La delgada línea entre la política y la empresa cada vez está más desdibujada, ya no hay diferencias. Durante mucho tiempo, los líderes políticos y los líderes empresariales se movieron en esferas diferentes. Ahora, el poder económico se encuentra bajo la misma lupa que el poder político. El votante y el consumidor exigen coherencia en el discurso y en la conducta, cada acción personal es parte del relato público.
Cualquier político, desde el momento en que empieza a despuntar, tanto en su partido como en cualquier administración pública, sabe que tanto su vida como la de su entorno van a estar permanentemente expuestas. Periodistas y adversarios harán del mínimo gesto, de cualquier respuesta inadecuada, un meme, un debate político.
En cambio, los segundos, los líderes empresariales, han disfrutado hasta la fecha de “bula papal”, de cierta protección porque solo se les juzgaba por sus resultados financieros y por sus estrategias de negocio. Todo ha cambiado, un gesto en un estadio, una relación no declarada o una reacción inesperada ante una kiss cam, puede convertirse en noticia global en horas, destrozando su reputación y mermando la de sus empresas.
En la era digital, donde cualquier dispositivo tiene cámara y cualquier usuario puede hacer que un contenido sea viral, los CEO ocupan un lugar similar a los ministros o presidentes, su vida privada y sus comportamientos se convierten en símbolos cargados de sentido. Quien predica cultura corporativa debe vivirla en lo personal. La viralidad no distingue entre lo político o lo corporativo.

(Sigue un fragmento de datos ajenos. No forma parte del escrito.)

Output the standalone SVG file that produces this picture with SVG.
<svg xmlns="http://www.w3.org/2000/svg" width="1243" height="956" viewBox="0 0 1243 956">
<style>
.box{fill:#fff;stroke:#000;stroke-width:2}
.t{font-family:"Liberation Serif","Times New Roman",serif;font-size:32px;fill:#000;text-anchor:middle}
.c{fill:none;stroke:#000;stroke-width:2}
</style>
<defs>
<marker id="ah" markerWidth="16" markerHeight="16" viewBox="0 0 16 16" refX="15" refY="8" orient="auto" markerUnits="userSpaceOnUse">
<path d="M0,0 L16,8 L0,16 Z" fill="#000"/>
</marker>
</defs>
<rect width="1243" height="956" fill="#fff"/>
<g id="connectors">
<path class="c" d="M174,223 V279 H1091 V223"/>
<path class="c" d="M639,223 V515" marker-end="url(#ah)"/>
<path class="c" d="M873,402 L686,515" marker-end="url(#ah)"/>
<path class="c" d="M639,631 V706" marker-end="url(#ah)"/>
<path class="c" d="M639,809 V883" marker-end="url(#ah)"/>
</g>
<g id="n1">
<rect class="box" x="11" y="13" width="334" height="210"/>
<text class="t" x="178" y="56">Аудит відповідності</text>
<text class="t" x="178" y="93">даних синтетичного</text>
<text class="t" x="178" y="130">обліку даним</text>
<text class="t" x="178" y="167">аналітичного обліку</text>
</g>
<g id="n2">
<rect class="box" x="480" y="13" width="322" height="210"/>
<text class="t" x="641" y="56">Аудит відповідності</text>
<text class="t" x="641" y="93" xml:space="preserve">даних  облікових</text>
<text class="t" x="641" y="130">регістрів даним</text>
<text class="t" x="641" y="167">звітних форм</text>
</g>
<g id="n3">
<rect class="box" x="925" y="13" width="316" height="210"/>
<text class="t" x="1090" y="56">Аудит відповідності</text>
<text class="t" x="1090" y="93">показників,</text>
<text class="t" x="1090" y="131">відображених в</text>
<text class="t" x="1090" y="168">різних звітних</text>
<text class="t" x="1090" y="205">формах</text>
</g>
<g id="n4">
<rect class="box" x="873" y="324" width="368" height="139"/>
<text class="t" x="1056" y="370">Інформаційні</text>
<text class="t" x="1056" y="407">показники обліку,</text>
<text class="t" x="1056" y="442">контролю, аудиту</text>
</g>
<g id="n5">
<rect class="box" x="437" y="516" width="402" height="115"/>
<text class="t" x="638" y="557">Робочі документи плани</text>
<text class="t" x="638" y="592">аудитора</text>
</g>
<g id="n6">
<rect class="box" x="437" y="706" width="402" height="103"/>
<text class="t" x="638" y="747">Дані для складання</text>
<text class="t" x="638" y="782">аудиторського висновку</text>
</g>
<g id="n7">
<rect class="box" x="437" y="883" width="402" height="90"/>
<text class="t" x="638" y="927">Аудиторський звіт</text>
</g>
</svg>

Los recientes casos Andy Byron, Piotr Szczerek y Laurent Freixe han abierto un debate y han puesto de manifiesto cómo errores personales de distinta naturaleza, se transforman en crisis corporativas con repercusión mundial. Estos ejecutivos, al igual que los políticos, han aprendido que el poder también implica mantener una imagen coherente en medio de una vigilancia permanente. En tiempos de transparencia radical y medios hiperconectados, no existen espacios privados.

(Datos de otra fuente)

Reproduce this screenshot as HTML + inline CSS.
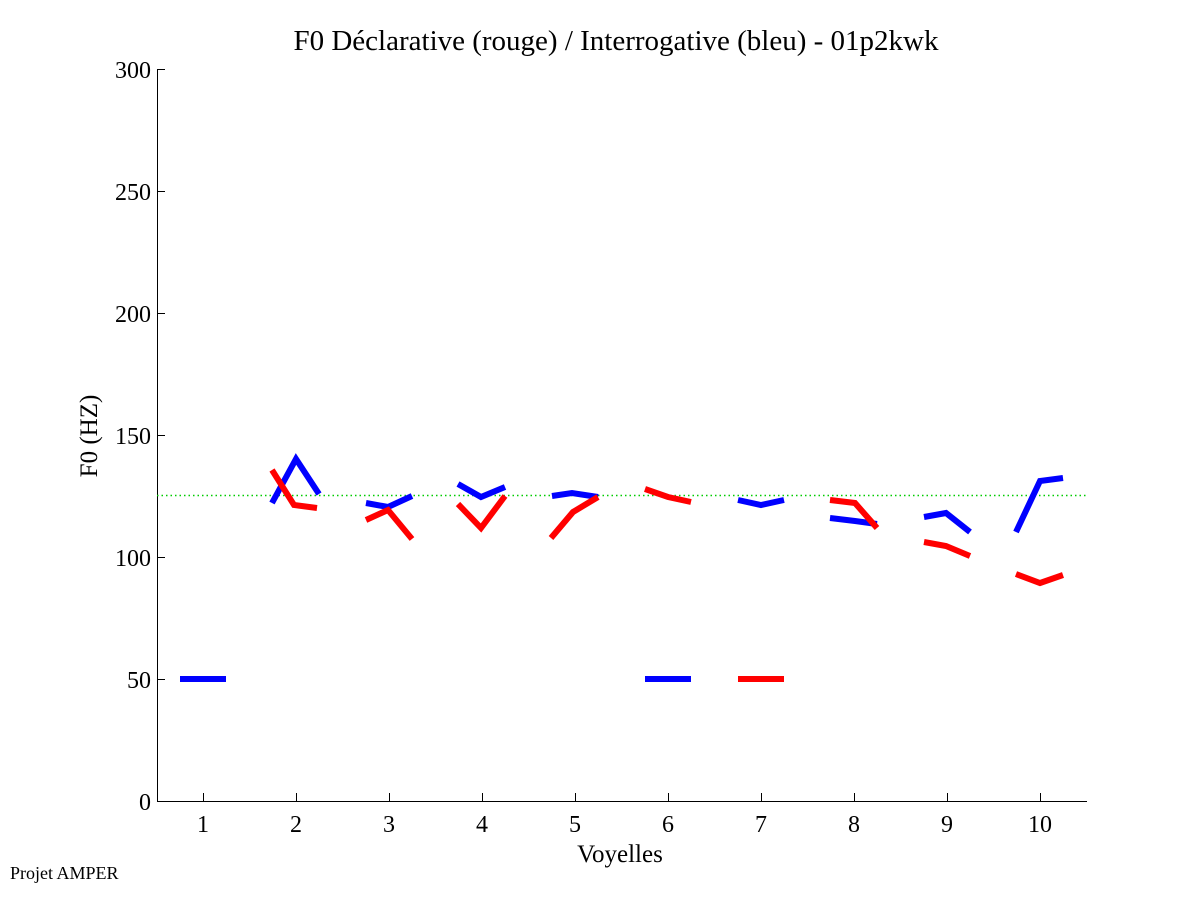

En este nuevo mundo corporativo, los altos ejecutivos no solo toman decisiones estratégicas, también son símbolos. Po lo tanto, cuando su comportamiento o su vida personal se hacen virales, las repercusiones no son solo personales, sino que pueden erosionar la credibilidad de la marca. La reputación tanto individual como corporativa pueden perderse en segundos.
La clase política sabe que el mínimo error privado puede destruir su carrera y reputación pública, los CEO deben asumir que lo mismo está ocurriendo en su campo. Deben ser conscientes de que cada gesto, dentro y fuera de la oficina, comunica. En la política y en la empresa, en el parlamento o en la sala de juntas, la autoridad y el prestigio no se apoyan solamente en los resultados, también influye la confianza que son capaces de proyectar como figuras públicas.

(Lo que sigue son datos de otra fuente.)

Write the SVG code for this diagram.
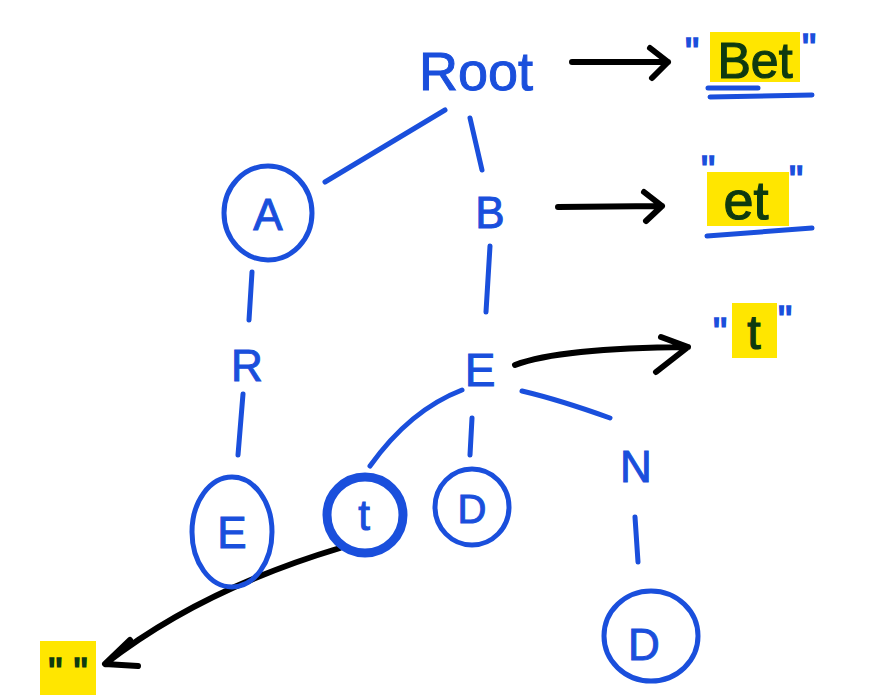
<svg xmlns="http://www.w3.org/2000/svg" width="874" height="698" viewBox="0 0 874 698">
<style>
.ink{fill:none;stroke:#1a4fdc;stroke-width:5;stroke-linecap:round;stroke-linejoin:round}
.thick{fill:none;stroke:#1a4fdc;stroke-width:9}
.blk{fill:none;stroke:#000;stroke-width:6;stroke-linecap:round;stroke-linejoin:round}
.lbl{font-family:"Liberation Sans",Arial,sans-serif;fill:#1a4fdc;stroke:#1a4fdc;stroke-width:1;text-anchor:middle}
.res{font-family:"Liberation Sans",Arial,sans-serif;fill:#0e3a10;stroke:#0e3a10;stroke-width:1.2;text-anchor:middle}
.q{font-family:"Liberation Sans",Arial,sans-serif;fill:#1a4fdc;stroke:#1a4fdc;stroke-width:1.5;text-anchor:middle;font-size:40px}
.hl{fill:#ffe600}
</style>
<rect width="874" height="698" fill="#fff"/>
<g id="connectors">
<path class="ink" d="M445 110 L325 182"/>
<path class="ink" d="M470 118 L482 170"/>
<path class="ink" d="M252 272 L249 320"/>
<path class="ink" d="M490 246 L486 312"/>
<path class="ink" d="M243 394 L238 455"/>
<path class="ink" d="M462 390 Q410 410 370 466"/>
<path class="ink" d="M472 418 L470 455"/>
<path class="ink" d="M522 391 Q560 400 610 418"/>
<path class="ink" d="M635 517 L638 562"/>
<path class="blk" d="M572 62 L668 62 M650 48 L668 62 L652 78"/>
<path class="blk" d="M558 207 L662 206 M644 192 L662 206 L646 221"/>
<path class="blk" d="M515 365 Q560 348 688 347 M661 337 L688 347 L656 372"/>
<path class="blk" d="M340 548 Q200 590 105 664 M130 640 L105 664 L138 666"/>
</g>
<g id="node-root"><text class="lbl" x="476" y="90" font-size="54">Root</text></g>
<g id="node-a"><ellipse class="ink" cx="268" cy="213" rx="44" ry="47"/><text class="lbl" x="268" y="230" font-size="44">A</text></g>
<g id="node-b"><text class="lbl" x="490" y="228" font-size="44">B</text></g>
<g id="node-r"><text class="lbl" x="247" y="381" font-size="44">R</text></g>
<g id="node-e"><text class="lbl" x="480" y="386" font-size="46">E</text></g>
<g id="node-e2"><ellipse class="ink" cx="232" cy="532" rx="40" ry="55"/><text class="lbl" x="232" y="548" font-size="44">E</text></g>
<g id="node-t"><ellipse class="thick" cx="365" cy="515" rx="38" ry="38"/><text class="lbl" x="364" y="530" font-size="42">t</text></g>
<g id="node-d"><ellipse class="ink" cx="472" cy="507" rx="37" ry="38"/><text class="lbl" x="472" y="523" font-size="40">D</text></g>
<g id="node-n"><text class="lbl" x="636" y="482" font-size="44">N</text></g>
<g id="node-d2"><ellipse class="ink" cx="651" cy="636" rx="47" ry="45"/><text class="lbl" x="644" y="660" font-size="44">D</text></g>
<g id="out-bet">
<rect class="hl" x="710" y="32" width="90" height="50"/>
<text class="res" x="755" y="78" font-size="50">Bet</text>
<text class="q" x="692" y="66">"</text><text class="q" x="809" y="62">"</text>
<path class="ink" d="M708 88 L758 88 M710 97 L812 95"/>
</g>
<g id="out-et">
<rect class="hl" x="707" y="172" width="82" height="54"/>
<text class="res" x="746" y="219" font-size="54">et</text>
<text class="q" x="708" y="184">"</text><text class="q" x="796" y="194">"</text>
<path class="ink" d="M707 236 Q760 232 812 228"/>
</g>
<g id="out-t">
<rect class="hl" x="732" y="303" width="45" height="55"/>
<text class="res" x="754" y="349" font-size="48">t</text>
<text class="q" x="720" y="346">"</text><text class="q" x="785" y="334">"</text>
</g>
<g id="out-empty">
<rect class="hl" x="40" y="641" width="56" height="54"/>
<text class="q" x="68" y="686" style="fill:#0e3a10;stroke:#0e3a10">" "</text>
</g>
</svg>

Estamos escribiendo un nuevo contrato social de liderazgo donde ya no solo prima la rentabilidad, sino también la ejemplaridad. Donde la coherencia personal y la gestión de la imagen pública están al mismo nivel que la gestión estratégica.
Los que suscriban ese nuevo contrato social de liderazgo, deben ser conscientes de que, como en política, la gestión de crisis se vive en un estado de campaña permanente.